>> Start Collected data

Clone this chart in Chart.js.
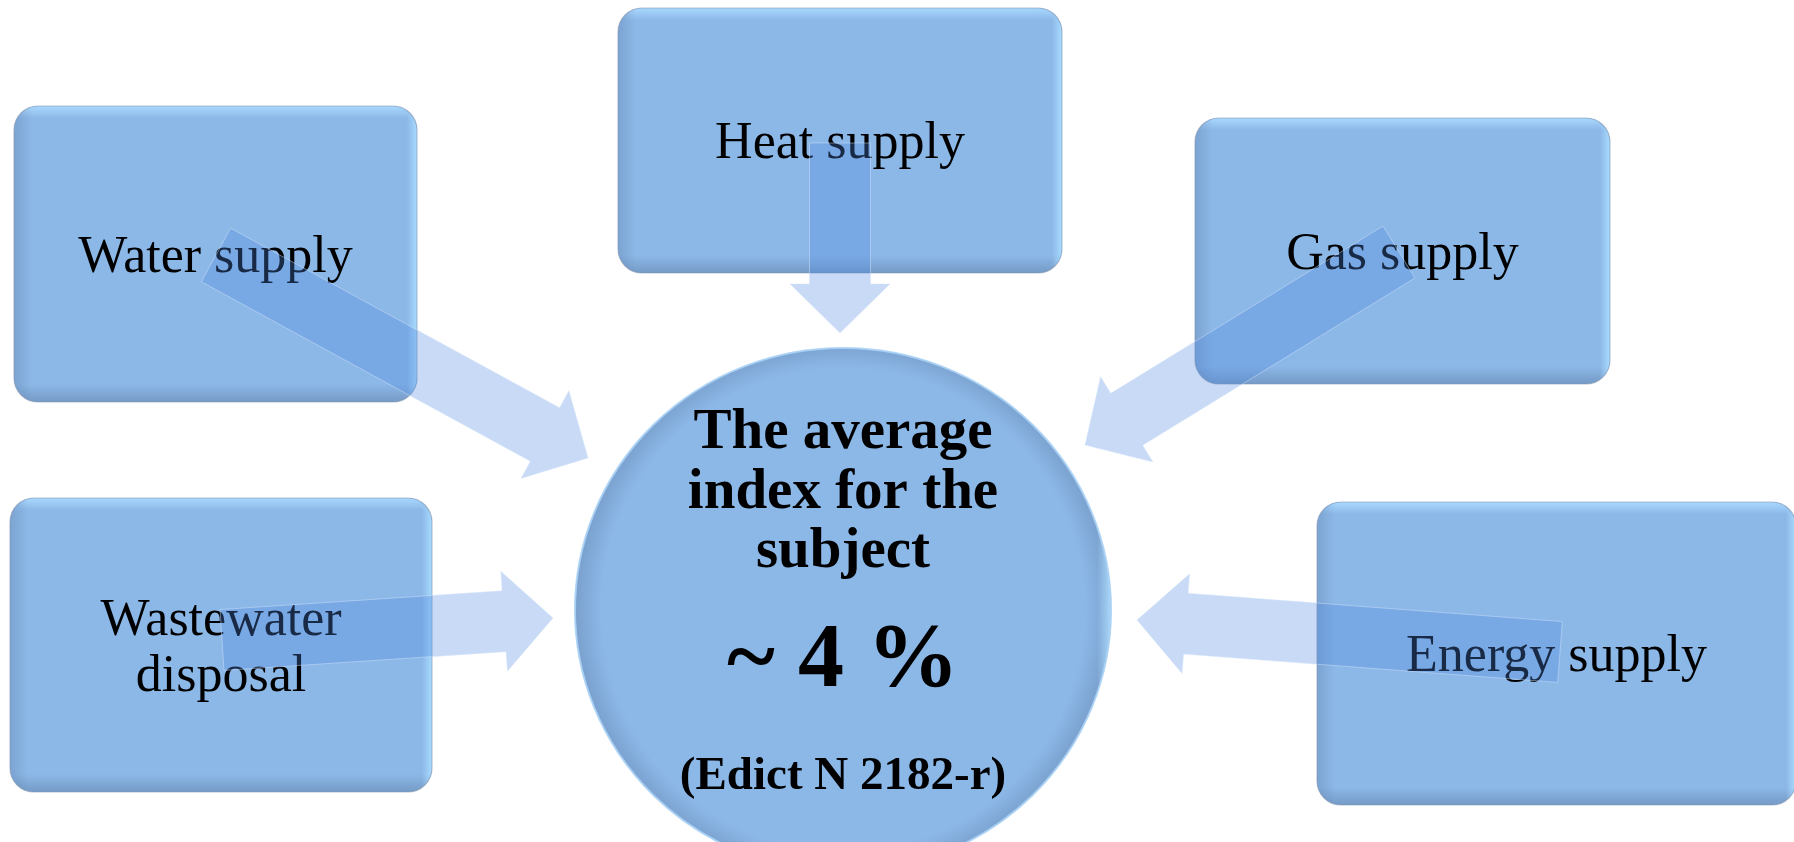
<!DOCTYPE html>
<html lang="en">
<head>
  <meta charset="utf-8" />
  <title>The average index for the subject</title>
  <script src="https://cdn.jsdelivr.net/npm/chart.js@4.4.1/dist/chart.umd.min.js"></script>
  <style>
    html,body{margin:0;padding:0;background:#fff;overflow:hidden;}
    #wrap{position:relative;width:1794px;height:842px;}
  </style>
</head>
<body>
  <div id="wrap"><canvas id="diagram"></canvas></div>

  <script>
    // Diagram values, in page units (x to the right, y downwards).
    const boxLabels = [['Water supply'], ['Heat supply'], ['Gas supply'], ['Wastewater', 'disposal'], ['Energy supply']];
    const boxLeft = [14, 618, 1195, 10, 1317];
    const boxRight = [417, 1062, 1610, 432, 1796];
    const boxTop = [106, 8, 118, 498, 502];
    const boxBottom = [402, 273, 384, 792, 805];

    const arrowTailX = [216, 840, 1399, 222, 1560];
    const arrowTailY = [255, 143, 252, 640, 652];
    const arrowTipX = [588, 840, 1085, 553, 1137];
    const arrowTipY = [458, 333, 445, 618, 620];

    const hubLines = ['The average', 'index for the', 'subject', '~ 4 %', '(Edict N 2182-r)'];
    const hubBaselines = [448, 508, 567, 686, 789];
    const hubX = [575, 1111];   // left / right edge
    const hubY = [348, 872];    // top / bottom edge

    const FILL = '#8cb8e8';
    const ARROW_FILL = 'rgba(79,134,222,0.31)';
    const SERIF = '"Liberation Serif","Times New Roman",serif';
    const hubFonts = ['bold 57px', 'bold 57px', 'bold 57px', 'bold 92px', 'bold 47px'];

    function roundRectPath(ctx, x, y, w, h, r) {
      ctx.beginPath();
      ctx.moveTo(x + r, y);
      ctx.arcTo(x + w, y, x + w, y + h, r);
      ctx.arcTo(x + w, y + h, x, y + h, r);
      ctx.arcTo(x, y + h, x, y, r);
      ctx.arcTo(x, y, x + w, y, r);
      ctx.closePath();
    }

    function band(ctx, x0, y0, x1, y1, c0, c1, rx, ry, rw, rh) {
      const g = ctx.createLinearGradient(x0, y0, x1, y1);
      g.addColorStop(0, c0); g.addColorStop(1, c1);
      ctx.fillStyle = g;
      ctx.fillRect(rx, ry, rw, rh);
    }

    function drawBox(ctx, a, b, lines) {
      const x = a.x, y = a.y, w = b.x - a.x, h = b.y - a.y;
      ctx.save();
      roundRectPath(ctx, x, y, w, h, 24);
      ctx.fillStyle = FILL;
      ctx.fill();
      ctx.clip();
      band(ctx, 0, y, 0, y + 12, 'rgba(170,218,255,0.95)', 'rgba(170,218,255,0)', x, y, w, 12);
      band(ctx, 0, y + h - 18, 0, y + h, 'rgba(95,125,165,0)', 'rgba(95,125,165,0.5)', x, y + h - 18, w, 18);
      band(ctx, x, 0, x + 18, 0, 'rgba(95,125,165,0.35)', 'rgba(95,125,165,0)', x, y, 18, h);
      band(ctx, x + w - 10, 0, x + w, 0, 'rgba(170,220,255,0)', 'rgba(170,222,255,0.95)', x + w - 10, y, 10, h);
      ctx.restore();
      ctx.save();
      roundRectPath(ctx, x, y, w, h, 24);
      ctx.strokeStyle = 'rgba(125,145,175,0.55)';
      ctx.lineWidth = 1.2;
      ctx.stroke();
      ctx.fillStyle = '#000';
      ctx.font = '52px ' + SERIF;
      ctx.textAlign = 'center';
      ctx.textBaseline = 'middle';
      const cx = x + w / 2, cy = y + h / 2 + 4, lh = 56;
      lines.forEach((t, i) => ctx.fillText(t, cx, cy + (i - (lines.length - 1) / 2) * lh));
      ctx.restore();
    }

    function drawHub(ctx, a, b, yScale) {
      const cx = (a.x + b.x) / 2, cy = (a.y + b.y) / 2, rx = (b.x - a.x) / 2, ry = (b.y - a.y) / 2;
      ctx.save();
      ctx.beginPath();
      ctx.ellipse(cx, cy, rx, ry, 0, 0, Math.PI * 2);
      ctx.fillStyle = FILL;
      ctx.fill();
      ctx.clip();
      const g = ctx.createRadialGradient(cx, cy, 0, cx, cy, Math.max(rx, ry));
      g.addColorStop(0, 'rgba(95,125,165,0)');
      g.addColorStop(0.9, 'rgba(95,125,165,0)');
      g.addColorStop(1, 'rgba(95,125,165,0.4)');
      ctx.fillStyle = g;
      ctx.fillRect(cx - rx, cy - ry, rx * 2, ry * 2);
      band(ctx, cx + rx - 14, 0, cx + rx, 0, 'rgba(175,222,255,0)', 'rgba(175,222,255,0.9)', cx, cy - ry, rx, ry * 2);
      ctx.restore();
      ctx.save();
      ctx.beginPath();
      ctx.ellipse(cx, cy, rx, ry, 0, 0, Math.PI * 2);
      ctx.strokeStyle = 'rgba(170,210,245,0.9)';
      ctx.lineWidth = 2;
      ctx.stroke();
      ctx.fillStyle = '#000';
      ctx.textAlign = 'center';
      ctx.textBaseline = 'alphabetic';
      hubLines.forEach((t, i) => {
        ctx.font = hubFonts[i] + ' ' + SERIF;
        ctx.fillText(t, cx, yScale.getPixelForValue(hubBaselines[i]));
      });
      ctx.restore();
    }

    function drawArrow(ctx, t, p) {
      const shaftW = 61, headW = 100, headL = 49;
      const dx = p.x - t.x, dy = p.y - t.y, len = Math.hypot(dx, dy);
      const ux = dx / len, uy = dy / len, nx = -uy, ny = ux;
      const bx = p.x - ux * headL, by = p.y - uy * headL;
      const s = shaftW / 2, hh = headW / 2;
      ctx.save();
      ctx.beginPath();
      ctx.moveTo(t.x + nx * s, t.y + ny * s);
      ctx.lineTo(bx + nx * s, by + ny * s);
      ctx.lineTo(bx + nx * hh, by + ny * hh);
      ctx.lineTo(p.x, p.y);
      ctx.lineTo(bx - nx * hh, by - ny * hh);
      ctx.lineTo(bx - nx * s, by - ny * s);
      ctx.lineTo(t.x - nx * s, t.y - ny * s);
      ctx.closePath();
      ctx.fillStyle = ARROW_FILL;
      ctx.fill();
      ctx.strokeStyle = 'rgba(215,230,250,0.45)';
      ctx.lineWidth = 1;
      ctx.stroke();
      ctx.restore();
    }

    const diagramPlugin = {
      id: 'diagram',
      afterDatasetsDraw(chart) {
        const ctx = chart.ctx;
        const boxes = chart.getDatasetMeta(0).data;
        const hub = chart.getDatasetMeta(1).data;
        const arrows = chart.getDatasetMeta(2).data;
        boxLabels.forEach((lines, i) => drawBox(ctx, boxes[i * 2], boxes[i * 2 + 1], lines));
        drawHub(ctx, hub[0], hub[1], chart.scales.y);
        for (let i = 0; i < arrowTipX.length; i++) drawArrow(ctx, arrows[i * 2], arrows[i * 2 + 1]);
      }
    };

    const boxPoints = boxLeft.flatMap((l, i) => [{ x: l, y: boxTop[i] }, { x: boxRight[i], y: boxBottom[i] }]);
    const hubPoints = [{ x: hubX[0], y: hubY[0] }, { x: hubX[1], y: hubY[1] }];
    const arrowPoints = arrowTailX.flatMap((tx, i) => [{ x: tx, y: arrowTailY[i] }, { x: arrowTipX[i], y: arrowTipY[i] }]);

    new Chart(document.getElementById('diagram'), {
      type: 'scatter',
      data: {
        datasets: [
          { label: 'Utilities', data: boxPoints, pointRadius: 0 },
          { label: 'Subject index', data: hubPoints, pointRadius: 0 },
          { label: 'Contribution', data: arrowPoints, pointRadius: 0 }
        ]
      },
      options: {
        responsive: true,
        maintainAspectRatio: false,
        animation: false,
        layout: { padding: 0 },
        plugins: { legend: { display: false }, tooltip: { enabled: false } },
        events: [],
        scales: {
          x: { type: 'linear', min: 0, max: 1794, display: false },
          y: { type: 'linear', min: 0, max: 842, reverse: true, display: false }
        }
      },
      plugins: [diagramPlugin]
    });
  </script>
</body>
</html>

>> End Collected data

# Work to be completed
Would you reproduce the lines above, from the very first through the line containing "const hubY = [348, 872];", exactly and without the pictures?

# Output of the task
Clone this chart in Chart.js.
<!DOCTYPE html>
<html lang="en">
<head>
  <meta charset="utf-8" />
  <title>The average index for the subject</title>
  <script src="https://cdn.jsdelivr.net/npm/chart.js@4.4.1/dist/chart.umd.min.js"></script>
  <style>
    html,body{margin:0;padding:0;background:#fff;overflow:hidden;}
    #wrap{position:relative;width:1794px;height:842px;}
  </style>
</head>
<body>
  <div id="wrap"><canvas id="diagram"></canvas></div>

  <script>
    // Diagram values, in page units (x to the right, y downwards).
    const boxLabels = [['Water supply'], ['Heat supply'], ['Gas supply'], ['Wastewater', 'disposal'], ['Energy supply']];
    const boxLeft = [14, 618, 1195, 10, 1317];
    const boxRight = [417, 1062, 1610, 432, 1796];
    const boxTop = [106, 8, 118, 498, 502];
    const boxBottom = [402, 273, 384, 792, 805];

    const arrowTailX = [216, 840, 1399, 222, 1560];
    const arrowTailY = [255, 143, 252, 640, 652];
    const arrowTipX = [588, 840, 1085, 553, 1137];
    const arrowTipY = [458, 333, 445, 618, 620];

    const hubLines = ['The average', 'index for the', 'subject', '~ 4 %', '(Edict N 2182-r)'];
    const hubBaselines = [448, 508, 567, 686, 789];
    const hubX = [575, 1111];   // left / right edge
    const hubY = [348, 872];    // top / bottom edge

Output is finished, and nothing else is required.